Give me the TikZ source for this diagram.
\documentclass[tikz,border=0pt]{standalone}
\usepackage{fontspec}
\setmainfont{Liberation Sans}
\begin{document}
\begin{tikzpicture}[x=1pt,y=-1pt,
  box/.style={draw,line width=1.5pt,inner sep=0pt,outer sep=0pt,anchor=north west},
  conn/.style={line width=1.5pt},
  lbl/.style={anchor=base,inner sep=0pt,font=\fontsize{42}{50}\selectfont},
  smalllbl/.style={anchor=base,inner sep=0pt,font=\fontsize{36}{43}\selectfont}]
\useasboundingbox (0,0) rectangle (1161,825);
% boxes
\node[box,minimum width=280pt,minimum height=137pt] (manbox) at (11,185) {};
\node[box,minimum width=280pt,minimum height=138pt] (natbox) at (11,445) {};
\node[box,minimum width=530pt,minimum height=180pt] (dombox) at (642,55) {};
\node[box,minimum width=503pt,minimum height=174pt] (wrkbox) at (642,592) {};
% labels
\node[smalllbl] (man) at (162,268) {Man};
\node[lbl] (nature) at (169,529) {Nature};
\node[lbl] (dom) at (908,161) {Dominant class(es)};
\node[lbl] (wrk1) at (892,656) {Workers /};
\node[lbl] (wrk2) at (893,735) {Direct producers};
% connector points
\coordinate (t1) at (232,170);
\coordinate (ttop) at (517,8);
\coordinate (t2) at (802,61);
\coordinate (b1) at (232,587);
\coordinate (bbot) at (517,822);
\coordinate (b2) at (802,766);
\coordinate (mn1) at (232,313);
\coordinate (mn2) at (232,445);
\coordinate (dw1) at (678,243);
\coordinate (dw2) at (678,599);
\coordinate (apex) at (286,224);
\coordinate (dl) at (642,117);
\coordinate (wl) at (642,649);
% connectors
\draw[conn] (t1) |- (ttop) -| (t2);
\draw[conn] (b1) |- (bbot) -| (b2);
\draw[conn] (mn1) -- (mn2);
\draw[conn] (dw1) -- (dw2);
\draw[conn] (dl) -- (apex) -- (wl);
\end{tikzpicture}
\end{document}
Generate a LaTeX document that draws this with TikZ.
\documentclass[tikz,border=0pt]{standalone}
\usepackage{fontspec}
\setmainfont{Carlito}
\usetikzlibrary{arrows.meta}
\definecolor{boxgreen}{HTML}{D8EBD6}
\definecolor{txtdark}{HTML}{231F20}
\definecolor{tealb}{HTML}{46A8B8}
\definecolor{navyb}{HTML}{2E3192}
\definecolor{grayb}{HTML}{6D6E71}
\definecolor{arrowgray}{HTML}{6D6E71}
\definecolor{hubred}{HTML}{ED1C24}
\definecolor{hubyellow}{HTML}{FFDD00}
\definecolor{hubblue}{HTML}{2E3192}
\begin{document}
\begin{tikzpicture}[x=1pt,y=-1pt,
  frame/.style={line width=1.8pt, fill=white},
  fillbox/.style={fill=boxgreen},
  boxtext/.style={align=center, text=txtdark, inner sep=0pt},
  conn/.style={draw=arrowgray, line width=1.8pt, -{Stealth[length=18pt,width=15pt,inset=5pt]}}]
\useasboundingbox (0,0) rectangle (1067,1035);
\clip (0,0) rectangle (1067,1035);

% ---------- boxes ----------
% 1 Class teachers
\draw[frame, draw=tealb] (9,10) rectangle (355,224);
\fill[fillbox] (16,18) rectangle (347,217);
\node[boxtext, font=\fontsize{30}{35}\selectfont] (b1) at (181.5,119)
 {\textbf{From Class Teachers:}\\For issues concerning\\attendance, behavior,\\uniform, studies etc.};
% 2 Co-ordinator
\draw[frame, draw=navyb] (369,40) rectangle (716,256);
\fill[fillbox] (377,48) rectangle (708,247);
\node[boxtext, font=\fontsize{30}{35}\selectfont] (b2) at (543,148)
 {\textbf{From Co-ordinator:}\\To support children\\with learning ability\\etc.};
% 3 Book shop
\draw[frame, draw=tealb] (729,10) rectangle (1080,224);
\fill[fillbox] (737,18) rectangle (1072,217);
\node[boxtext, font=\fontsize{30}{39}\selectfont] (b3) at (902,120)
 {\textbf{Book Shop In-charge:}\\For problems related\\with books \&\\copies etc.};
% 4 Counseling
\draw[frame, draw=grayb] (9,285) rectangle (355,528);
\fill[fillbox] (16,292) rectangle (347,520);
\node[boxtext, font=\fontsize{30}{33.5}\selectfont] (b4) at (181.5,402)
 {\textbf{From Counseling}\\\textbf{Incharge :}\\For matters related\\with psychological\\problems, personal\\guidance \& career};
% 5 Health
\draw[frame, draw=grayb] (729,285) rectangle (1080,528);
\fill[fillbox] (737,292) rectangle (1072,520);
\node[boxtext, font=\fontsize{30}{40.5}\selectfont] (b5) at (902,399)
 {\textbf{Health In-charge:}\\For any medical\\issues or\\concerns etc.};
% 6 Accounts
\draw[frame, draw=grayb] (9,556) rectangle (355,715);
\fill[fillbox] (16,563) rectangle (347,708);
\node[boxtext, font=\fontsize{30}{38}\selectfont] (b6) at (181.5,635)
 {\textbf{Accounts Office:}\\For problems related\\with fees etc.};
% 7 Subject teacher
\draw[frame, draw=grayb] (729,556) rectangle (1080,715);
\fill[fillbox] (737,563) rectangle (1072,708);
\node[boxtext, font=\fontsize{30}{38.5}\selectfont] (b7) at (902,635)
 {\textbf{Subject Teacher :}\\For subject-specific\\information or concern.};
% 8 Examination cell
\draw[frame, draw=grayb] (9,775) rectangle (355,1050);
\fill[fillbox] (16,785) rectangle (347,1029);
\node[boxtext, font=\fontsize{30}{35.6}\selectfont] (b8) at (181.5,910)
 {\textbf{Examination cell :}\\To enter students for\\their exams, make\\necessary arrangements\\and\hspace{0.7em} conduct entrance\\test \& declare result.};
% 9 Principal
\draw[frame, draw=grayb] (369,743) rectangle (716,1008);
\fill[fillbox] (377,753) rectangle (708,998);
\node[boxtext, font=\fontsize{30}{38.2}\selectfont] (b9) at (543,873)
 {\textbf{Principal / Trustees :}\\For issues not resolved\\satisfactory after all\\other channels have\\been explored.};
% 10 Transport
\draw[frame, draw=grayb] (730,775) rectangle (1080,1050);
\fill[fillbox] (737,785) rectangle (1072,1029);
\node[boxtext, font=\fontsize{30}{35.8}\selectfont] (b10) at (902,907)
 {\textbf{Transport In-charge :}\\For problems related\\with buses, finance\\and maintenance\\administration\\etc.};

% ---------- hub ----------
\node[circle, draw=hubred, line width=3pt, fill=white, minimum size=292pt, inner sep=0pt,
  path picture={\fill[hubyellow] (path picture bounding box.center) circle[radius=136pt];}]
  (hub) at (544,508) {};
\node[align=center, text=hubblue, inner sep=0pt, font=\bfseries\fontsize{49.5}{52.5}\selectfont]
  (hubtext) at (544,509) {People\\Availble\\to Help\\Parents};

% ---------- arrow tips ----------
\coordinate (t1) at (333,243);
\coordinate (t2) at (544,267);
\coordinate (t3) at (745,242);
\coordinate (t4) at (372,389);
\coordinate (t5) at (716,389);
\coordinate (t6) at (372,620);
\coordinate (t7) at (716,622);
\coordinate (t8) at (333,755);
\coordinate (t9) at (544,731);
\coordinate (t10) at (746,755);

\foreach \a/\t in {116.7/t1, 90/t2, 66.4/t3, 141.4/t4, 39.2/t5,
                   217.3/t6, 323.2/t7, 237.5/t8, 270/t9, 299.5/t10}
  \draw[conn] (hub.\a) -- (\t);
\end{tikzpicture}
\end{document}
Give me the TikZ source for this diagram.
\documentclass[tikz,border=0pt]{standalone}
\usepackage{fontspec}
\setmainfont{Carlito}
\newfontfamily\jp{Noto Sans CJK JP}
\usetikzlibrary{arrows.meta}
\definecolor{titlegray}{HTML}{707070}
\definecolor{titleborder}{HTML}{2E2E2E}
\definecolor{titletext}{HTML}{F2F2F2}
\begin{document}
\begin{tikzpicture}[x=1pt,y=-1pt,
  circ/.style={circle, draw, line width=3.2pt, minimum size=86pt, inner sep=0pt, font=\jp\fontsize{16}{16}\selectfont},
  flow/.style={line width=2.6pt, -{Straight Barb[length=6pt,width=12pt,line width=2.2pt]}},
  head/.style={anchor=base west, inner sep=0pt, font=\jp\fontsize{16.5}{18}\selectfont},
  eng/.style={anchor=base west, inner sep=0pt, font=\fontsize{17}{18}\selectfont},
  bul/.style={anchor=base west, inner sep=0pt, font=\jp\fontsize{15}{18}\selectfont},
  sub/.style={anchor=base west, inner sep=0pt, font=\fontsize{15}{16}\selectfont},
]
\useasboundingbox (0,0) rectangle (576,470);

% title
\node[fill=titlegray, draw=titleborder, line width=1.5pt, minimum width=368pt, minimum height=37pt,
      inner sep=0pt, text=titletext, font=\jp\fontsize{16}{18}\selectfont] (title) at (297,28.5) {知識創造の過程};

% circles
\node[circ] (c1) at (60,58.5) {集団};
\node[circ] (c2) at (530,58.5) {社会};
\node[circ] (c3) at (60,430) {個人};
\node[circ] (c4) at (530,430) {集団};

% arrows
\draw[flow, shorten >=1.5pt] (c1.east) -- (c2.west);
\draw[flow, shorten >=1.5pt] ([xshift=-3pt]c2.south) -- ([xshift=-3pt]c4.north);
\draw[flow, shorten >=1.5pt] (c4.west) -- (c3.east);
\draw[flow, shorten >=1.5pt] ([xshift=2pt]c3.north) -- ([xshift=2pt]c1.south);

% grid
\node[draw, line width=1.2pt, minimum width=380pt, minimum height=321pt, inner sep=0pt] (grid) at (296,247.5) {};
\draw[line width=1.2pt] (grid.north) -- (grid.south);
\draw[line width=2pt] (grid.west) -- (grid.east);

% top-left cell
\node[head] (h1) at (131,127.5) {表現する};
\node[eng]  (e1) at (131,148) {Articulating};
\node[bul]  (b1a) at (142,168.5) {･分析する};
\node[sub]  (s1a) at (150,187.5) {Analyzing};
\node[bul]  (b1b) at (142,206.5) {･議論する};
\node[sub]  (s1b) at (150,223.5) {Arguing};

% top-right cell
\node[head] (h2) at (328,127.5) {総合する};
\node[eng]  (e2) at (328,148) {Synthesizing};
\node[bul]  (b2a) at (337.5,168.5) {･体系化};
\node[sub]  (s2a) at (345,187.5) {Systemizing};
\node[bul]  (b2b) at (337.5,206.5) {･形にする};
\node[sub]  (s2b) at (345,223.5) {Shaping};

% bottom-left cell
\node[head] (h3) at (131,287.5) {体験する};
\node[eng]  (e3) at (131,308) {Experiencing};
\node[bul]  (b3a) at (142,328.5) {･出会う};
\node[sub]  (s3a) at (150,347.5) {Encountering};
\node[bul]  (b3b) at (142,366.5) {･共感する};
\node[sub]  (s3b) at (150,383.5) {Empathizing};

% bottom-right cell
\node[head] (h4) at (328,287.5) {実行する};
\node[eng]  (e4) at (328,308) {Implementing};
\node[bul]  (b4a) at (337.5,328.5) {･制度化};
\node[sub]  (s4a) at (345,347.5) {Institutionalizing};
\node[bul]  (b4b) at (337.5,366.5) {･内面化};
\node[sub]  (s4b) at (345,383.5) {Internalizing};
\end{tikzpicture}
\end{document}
- - - - -
• Exercise aim: Show the lines from the data above that contain the string "with".

• Expected answer:
Generate a LaTeX document that draws this with TikZ.
 {\textbf{From Co-ordinator:}\\To support children\\with learning ability\\etc.};
 {\textbf{Book Shop In-charge:}\\For problems related\\with books \&\\copies etc.};
 {\textbf{From Counseling}\\\textbf{Incharge :}\\For matters related\\with psychological\\problems, personal\\guidance \& career};
 {\textbf{Accounts Office:}\\For problems related\\with fees etc.};
 {\textbf{Transport In-charge :}\\For problems related\\with buses, finance\\and maintenance\\administration\\etc.};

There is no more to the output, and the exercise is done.